## Objective
Your task is to quote exactly the run of lines that starts at the line containing "Generate a Python script that draws this with matplotlib." and ends at the line containing "zoom_box = (508, 704, -305, -253)", including both.

Figure scripts:
--

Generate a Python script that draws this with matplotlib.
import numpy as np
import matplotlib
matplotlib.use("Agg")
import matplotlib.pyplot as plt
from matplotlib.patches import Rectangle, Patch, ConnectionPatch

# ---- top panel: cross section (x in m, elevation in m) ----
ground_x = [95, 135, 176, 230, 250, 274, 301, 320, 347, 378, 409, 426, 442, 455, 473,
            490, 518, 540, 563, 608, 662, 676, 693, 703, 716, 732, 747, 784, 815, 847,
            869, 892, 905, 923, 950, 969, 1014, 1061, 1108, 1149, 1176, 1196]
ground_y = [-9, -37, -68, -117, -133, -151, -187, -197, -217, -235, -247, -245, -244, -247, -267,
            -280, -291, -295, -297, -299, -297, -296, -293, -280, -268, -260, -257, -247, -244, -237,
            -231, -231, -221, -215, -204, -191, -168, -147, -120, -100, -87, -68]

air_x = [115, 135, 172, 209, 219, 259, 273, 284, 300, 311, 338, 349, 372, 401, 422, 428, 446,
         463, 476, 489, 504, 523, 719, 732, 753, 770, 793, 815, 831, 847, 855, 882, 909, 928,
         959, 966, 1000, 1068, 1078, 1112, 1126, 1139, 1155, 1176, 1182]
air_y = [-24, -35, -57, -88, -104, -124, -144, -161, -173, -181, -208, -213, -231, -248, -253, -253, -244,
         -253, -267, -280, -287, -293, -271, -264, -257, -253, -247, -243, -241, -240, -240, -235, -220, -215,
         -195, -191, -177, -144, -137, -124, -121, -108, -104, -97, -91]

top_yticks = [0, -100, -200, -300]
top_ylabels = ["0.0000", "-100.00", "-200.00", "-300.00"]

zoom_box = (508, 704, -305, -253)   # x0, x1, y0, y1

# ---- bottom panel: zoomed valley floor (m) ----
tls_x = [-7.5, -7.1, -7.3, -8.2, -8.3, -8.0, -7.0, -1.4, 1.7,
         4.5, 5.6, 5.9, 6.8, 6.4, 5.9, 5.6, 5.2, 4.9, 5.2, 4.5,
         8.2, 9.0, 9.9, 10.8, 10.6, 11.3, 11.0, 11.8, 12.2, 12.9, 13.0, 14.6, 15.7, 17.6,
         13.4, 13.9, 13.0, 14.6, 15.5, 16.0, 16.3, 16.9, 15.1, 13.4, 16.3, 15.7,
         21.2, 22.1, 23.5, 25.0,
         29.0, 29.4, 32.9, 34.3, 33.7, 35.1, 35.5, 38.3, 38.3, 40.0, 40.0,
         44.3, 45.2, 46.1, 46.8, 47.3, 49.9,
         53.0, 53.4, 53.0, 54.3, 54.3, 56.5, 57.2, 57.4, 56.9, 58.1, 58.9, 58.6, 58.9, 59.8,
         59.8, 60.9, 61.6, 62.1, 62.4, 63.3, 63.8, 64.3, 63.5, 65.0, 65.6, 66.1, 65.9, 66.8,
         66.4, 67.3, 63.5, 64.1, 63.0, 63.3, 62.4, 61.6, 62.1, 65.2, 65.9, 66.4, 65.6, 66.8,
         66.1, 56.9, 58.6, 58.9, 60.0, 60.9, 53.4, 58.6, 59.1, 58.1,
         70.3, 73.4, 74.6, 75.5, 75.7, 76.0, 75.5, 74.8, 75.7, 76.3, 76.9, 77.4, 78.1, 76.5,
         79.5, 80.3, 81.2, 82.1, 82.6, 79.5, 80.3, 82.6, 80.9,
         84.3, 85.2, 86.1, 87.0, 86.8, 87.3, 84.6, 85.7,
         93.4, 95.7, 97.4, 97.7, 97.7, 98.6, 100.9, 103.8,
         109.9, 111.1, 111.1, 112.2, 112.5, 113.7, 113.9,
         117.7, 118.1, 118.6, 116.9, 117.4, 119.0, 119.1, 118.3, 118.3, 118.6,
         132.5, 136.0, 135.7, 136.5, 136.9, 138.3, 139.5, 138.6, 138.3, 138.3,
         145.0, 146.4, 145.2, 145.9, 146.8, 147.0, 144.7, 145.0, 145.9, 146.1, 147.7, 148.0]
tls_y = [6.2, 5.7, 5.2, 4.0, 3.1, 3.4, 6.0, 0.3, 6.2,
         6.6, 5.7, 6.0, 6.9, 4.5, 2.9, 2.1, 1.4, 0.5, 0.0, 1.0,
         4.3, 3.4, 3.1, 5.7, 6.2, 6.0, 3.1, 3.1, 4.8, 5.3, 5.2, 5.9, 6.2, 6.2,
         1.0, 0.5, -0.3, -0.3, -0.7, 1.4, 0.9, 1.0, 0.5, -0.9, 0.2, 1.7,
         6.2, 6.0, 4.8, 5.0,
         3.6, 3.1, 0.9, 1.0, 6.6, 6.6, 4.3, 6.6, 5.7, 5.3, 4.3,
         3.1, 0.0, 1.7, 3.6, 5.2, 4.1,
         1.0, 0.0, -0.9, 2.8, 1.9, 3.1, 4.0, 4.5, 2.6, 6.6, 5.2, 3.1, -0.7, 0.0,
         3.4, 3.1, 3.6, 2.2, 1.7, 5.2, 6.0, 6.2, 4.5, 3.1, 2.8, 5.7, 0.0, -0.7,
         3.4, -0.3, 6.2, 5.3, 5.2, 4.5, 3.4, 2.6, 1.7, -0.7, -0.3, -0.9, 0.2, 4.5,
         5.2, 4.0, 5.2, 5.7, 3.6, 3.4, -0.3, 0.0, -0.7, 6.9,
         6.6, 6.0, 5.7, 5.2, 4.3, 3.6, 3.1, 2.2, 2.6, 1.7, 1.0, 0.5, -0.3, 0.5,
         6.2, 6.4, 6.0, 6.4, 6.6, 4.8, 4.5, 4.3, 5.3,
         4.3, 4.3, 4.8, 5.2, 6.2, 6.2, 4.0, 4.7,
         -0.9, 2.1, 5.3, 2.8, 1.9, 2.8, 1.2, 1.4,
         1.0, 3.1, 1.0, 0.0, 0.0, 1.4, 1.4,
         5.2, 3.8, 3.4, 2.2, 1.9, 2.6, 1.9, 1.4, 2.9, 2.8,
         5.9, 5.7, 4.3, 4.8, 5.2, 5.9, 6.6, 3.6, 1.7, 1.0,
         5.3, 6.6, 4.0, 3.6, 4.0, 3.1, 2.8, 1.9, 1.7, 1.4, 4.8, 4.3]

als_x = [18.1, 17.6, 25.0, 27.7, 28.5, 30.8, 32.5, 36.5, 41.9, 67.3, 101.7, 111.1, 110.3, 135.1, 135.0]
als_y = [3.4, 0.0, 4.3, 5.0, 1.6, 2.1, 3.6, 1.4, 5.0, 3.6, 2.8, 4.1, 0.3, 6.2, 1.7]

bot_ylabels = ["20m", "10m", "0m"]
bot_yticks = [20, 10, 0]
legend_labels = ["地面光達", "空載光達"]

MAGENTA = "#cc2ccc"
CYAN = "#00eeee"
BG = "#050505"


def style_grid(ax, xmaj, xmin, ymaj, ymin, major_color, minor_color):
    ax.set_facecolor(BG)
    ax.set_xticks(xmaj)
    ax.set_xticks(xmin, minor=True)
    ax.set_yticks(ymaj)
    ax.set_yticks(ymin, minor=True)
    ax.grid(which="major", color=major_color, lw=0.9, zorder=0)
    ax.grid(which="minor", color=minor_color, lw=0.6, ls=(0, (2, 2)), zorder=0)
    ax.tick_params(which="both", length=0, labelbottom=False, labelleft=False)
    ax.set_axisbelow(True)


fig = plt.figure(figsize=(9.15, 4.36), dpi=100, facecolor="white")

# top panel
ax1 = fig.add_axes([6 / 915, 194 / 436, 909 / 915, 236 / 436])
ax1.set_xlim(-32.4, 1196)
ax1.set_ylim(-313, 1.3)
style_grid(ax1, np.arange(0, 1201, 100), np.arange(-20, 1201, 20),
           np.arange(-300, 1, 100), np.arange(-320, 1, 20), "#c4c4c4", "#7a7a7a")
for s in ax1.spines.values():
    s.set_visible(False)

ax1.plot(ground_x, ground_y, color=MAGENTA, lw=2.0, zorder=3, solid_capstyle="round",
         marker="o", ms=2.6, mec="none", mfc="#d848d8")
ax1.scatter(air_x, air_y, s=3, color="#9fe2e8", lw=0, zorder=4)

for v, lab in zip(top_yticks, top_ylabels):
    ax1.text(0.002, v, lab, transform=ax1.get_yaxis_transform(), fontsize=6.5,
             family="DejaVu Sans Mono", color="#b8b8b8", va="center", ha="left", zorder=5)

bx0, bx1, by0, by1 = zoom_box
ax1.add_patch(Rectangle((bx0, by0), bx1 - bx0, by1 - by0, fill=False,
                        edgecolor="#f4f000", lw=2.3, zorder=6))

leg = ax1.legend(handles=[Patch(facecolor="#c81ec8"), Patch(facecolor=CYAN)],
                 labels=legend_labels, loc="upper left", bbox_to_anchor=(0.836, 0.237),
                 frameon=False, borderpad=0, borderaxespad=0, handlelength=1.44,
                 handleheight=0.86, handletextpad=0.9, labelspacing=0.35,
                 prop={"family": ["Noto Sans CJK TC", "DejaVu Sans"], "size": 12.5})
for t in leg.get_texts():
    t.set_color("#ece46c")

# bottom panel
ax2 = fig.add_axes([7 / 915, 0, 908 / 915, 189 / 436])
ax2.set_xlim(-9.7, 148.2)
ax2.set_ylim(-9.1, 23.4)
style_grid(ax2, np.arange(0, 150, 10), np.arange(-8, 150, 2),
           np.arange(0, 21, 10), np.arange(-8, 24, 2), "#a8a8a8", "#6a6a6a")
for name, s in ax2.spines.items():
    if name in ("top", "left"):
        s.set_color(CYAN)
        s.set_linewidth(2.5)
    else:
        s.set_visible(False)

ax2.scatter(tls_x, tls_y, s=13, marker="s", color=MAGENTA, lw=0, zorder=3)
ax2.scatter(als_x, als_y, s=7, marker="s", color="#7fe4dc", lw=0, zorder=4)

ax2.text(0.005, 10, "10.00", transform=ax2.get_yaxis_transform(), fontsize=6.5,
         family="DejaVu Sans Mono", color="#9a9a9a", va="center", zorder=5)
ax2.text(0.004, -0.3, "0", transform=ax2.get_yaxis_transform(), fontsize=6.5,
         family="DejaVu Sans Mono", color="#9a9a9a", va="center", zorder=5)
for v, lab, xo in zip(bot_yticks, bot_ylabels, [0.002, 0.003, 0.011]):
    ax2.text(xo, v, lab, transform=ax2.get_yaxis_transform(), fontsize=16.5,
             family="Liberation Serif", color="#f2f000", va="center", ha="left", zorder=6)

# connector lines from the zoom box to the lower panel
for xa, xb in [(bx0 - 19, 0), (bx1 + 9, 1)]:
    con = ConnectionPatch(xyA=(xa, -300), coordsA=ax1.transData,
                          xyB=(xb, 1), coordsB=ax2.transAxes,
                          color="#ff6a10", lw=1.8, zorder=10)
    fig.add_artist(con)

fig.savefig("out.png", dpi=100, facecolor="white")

--

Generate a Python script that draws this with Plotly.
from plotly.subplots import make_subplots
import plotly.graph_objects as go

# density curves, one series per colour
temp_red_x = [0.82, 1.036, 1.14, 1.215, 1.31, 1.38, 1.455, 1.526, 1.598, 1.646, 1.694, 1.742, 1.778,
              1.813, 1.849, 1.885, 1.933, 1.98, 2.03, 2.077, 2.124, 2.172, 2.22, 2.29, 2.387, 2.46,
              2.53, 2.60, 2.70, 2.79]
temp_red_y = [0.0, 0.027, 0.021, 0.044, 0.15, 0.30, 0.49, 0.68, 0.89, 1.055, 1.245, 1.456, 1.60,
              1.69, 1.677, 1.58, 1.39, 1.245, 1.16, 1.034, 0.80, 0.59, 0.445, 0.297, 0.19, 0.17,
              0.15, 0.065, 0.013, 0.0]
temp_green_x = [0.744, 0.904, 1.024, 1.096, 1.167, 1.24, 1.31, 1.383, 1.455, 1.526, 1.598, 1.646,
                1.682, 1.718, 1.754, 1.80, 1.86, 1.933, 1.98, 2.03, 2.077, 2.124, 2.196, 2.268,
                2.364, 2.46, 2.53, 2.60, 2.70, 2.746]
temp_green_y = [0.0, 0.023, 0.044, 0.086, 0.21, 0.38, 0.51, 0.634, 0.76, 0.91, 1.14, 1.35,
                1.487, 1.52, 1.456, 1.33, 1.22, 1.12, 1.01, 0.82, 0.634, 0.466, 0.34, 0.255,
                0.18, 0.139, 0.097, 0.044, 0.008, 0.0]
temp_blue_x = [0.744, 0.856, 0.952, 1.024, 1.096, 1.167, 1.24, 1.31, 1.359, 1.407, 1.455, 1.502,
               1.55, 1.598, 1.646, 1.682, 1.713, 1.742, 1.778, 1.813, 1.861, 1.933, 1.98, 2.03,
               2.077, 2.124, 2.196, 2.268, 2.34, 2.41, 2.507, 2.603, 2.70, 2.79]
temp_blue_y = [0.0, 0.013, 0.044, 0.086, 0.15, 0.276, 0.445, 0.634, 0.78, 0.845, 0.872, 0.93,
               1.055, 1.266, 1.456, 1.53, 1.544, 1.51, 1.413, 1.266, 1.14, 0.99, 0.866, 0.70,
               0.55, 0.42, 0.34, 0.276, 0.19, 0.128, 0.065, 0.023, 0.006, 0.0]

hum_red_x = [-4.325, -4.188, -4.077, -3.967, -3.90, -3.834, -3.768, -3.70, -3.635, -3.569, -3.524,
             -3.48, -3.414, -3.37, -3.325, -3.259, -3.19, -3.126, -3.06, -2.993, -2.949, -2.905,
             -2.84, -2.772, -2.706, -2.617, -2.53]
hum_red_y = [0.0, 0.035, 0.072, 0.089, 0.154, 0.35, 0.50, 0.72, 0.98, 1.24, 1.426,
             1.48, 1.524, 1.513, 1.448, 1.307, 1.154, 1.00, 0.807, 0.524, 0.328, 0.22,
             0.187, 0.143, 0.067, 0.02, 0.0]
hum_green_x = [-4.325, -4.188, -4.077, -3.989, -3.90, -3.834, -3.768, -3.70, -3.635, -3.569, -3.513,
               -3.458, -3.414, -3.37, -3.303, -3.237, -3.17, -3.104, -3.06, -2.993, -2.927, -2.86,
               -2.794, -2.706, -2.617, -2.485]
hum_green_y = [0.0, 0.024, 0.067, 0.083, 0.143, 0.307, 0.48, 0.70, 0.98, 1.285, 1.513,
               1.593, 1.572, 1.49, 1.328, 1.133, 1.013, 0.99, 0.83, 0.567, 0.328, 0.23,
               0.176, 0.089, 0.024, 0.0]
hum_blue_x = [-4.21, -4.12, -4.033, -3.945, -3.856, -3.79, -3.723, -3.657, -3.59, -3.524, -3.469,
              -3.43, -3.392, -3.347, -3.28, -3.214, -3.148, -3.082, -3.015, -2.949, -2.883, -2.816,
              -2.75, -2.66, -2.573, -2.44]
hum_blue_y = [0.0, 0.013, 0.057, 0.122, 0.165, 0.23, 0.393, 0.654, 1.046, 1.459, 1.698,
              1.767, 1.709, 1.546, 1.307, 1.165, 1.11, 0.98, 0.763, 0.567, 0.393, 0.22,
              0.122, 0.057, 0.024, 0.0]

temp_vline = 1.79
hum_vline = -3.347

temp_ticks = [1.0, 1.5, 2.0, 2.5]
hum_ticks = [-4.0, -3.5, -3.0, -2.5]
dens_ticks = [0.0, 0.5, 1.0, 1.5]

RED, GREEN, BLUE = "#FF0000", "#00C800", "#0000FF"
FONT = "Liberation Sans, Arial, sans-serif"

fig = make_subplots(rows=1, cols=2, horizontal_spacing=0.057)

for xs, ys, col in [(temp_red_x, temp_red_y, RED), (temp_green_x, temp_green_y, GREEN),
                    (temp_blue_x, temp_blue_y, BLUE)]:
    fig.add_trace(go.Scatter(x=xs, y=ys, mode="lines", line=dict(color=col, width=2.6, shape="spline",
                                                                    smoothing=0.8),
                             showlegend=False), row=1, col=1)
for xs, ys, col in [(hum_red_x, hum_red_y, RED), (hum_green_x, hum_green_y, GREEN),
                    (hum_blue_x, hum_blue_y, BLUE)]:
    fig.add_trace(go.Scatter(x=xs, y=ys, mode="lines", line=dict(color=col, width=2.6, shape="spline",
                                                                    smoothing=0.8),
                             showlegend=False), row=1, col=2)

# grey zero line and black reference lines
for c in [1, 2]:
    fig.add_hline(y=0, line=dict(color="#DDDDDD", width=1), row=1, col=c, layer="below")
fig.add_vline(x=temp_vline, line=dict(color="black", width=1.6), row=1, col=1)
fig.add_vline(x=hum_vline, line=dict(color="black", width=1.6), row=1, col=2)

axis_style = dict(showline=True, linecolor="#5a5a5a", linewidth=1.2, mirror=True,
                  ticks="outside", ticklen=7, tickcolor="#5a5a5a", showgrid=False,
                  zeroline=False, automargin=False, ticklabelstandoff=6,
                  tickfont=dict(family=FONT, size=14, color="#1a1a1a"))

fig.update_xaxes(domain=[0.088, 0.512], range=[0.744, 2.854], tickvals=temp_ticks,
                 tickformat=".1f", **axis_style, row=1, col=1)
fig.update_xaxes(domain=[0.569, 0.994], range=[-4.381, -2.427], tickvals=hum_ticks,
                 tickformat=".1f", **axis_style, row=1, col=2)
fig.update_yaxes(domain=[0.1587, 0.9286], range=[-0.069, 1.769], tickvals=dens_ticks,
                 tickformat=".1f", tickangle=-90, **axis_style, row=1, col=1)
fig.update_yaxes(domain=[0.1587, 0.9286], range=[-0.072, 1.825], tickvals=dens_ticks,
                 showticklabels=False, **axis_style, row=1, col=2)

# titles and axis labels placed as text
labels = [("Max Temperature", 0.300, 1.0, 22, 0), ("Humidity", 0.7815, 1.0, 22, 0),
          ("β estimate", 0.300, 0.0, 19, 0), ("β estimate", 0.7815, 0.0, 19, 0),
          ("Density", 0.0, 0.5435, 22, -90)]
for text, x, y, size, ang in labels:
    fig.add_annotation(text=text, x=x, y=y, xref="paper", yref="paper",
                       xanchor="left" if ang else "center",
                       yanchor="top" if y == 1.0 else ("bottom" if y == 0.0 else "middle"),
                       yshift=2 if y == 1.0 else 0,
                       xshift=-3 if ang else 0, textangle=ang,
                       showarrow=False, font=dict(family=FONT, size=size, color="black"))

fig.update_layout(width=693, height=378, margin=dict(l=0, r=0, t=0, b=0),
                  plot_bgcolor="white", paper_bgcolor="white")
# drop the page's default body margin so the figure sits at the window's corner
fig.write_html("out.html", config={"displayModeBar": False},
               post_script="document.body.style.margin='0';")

--

## Output for this exercise
Generate a Python script that draws this with matplotlib.
import numpy as np
import matplotlib
matplotlib.use("Agg")
import matplotlib.pyplot as plt
from matplotlib.patches import Rectangle, Patch, ConnectionPatch

# ---- top panel: cross section (x in m, elevation in m) ----
ground_x = [95, 135, 176, 230, 250, 274, 301, 320, 347, 378, 409, 426, 442, 455, 473,
            490, 518, 540, 563, 608, 662, 676, 693, 703, 716, 732, 747, 784, 815, 847,
            869, 892, 905, 923, 950, 969, 1014, 1061, 1108, 1149, 1176, 1196]
ground_y = [-9, -37, -68, -117, -133, -151, -187, -197, -217, -235, -247, -245, -244, -247, -267,
            -280, -291, -295, -297, -299, -297, -296, -293, -280, -268, -260, -257, -247, -244, -237,
            -231, -231, -221, -215, -204, -191, -168, -147, -120, -100, -87, -68]

air_x = [115, 135, 172, 209, 219, 259, 273, 284, 300, 311, 338, 349, 372, 401, 422, 428, 446,
         463, 476, 489, 504, 523, 719, 732, 753, 770, 793, 815, 831, 847, 855, 882, 909, 928,
         959, 966, 1000, 1068, 1078, 1112, 1126, 1139, 1155, 1176, 1182]
air_y = [-24, -35, -57, -88, -104, -124, -144, -161, -173, -181, -208, -213, -231, -248, -253, -253, -244,
         -253, -267, -280, -287, -293, -271, -264, -257, -253, -247, -243, -241, -240, -240, -235, -220, -215,
         -195, -191, -177, -144, -137, -124, -121, -108, -104, -97, -91]

top_yticks = [0, -100, -200, -300]
top_ylabels = ["0.0000", "-100.00", "-200.00", "-300.00"]

zoom_box = (508, 704, -305, -253)   # x0, x1, y0, y1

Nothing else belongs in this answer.